Much argument centered around a 1948 case in which the Court struck down California’s ban on inter-racial marriage. In this case, the “right to join in marriage with the person of one’s choice” was recognized. Key to proponents of same-sex marriage is that the language is ambiguously gender-non-specific.
Lawyers for the State asserted that the ban on inter-racial marriage was purely discriminatory in nature, while the ban on same-sex marriage recognizes a long-standing cultural norm that marriage is between a man and a woman (and is therefore not discriminatory…?). They argue that because California has domestic partnership laws, the question of fairness is moot, as queer couples are already able to access many of the same benefits as actual married couples.
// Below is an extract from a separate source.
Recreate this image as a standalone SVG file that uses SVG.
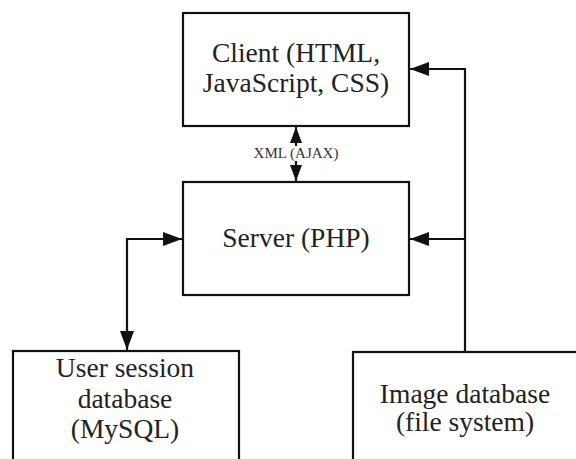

Not surprisingly, other opponents of same-sex marriage tried convincing the court that the passage of Proposition 22 in 2000 indicates the inviolable will of the people, attempting to dissuade the justices from interfering with the status quo. Proposition 22 barred California from recognizing same-sex marriages performed in other states, which means a legal same-sex marriage from Massachusetts has no legal standing in California. It would have been interesting if the proponents of the Prop 22 argument had been asked if they believe civil rights should always be subject to a popular vote. Didn’t the pilgrims first come to America to escape persecution and the overbearing scepter of the English throne? Amusing that their cultural heirs would spend so much time and money prodding the powerful pen of the State to persecute another class of people hundreds of years later.
The topic of marriage as a vehicle for pro-creation, and thus its unavailability to queer couples, was also raised. One justice asked if infertile couples should be prohibited from joining in the marriage bed, given the argument that a prime reason marriage exists is to prod babymaking. The clever and convenient response was that an enquiry into the fertility of a couple applying for a marriage license would violate their right to privacy.
For full details, you can read the article here. A final ruling is expected within 90 days.



Comments
Plan:
1. Fertility tests for all and the enforcement of marriage on all fertile people.
2. Monthly menstruation or pregnancy check-in for all fertile women (to enforce the carrying of all pregnancies).
3. The confinement of all infertile people to state-run houses of prostitution.
Result: The end of social strife and a cure for California's budget crisis! (Wait, didn't I read about this somewhere in a Margaret Atwood book?)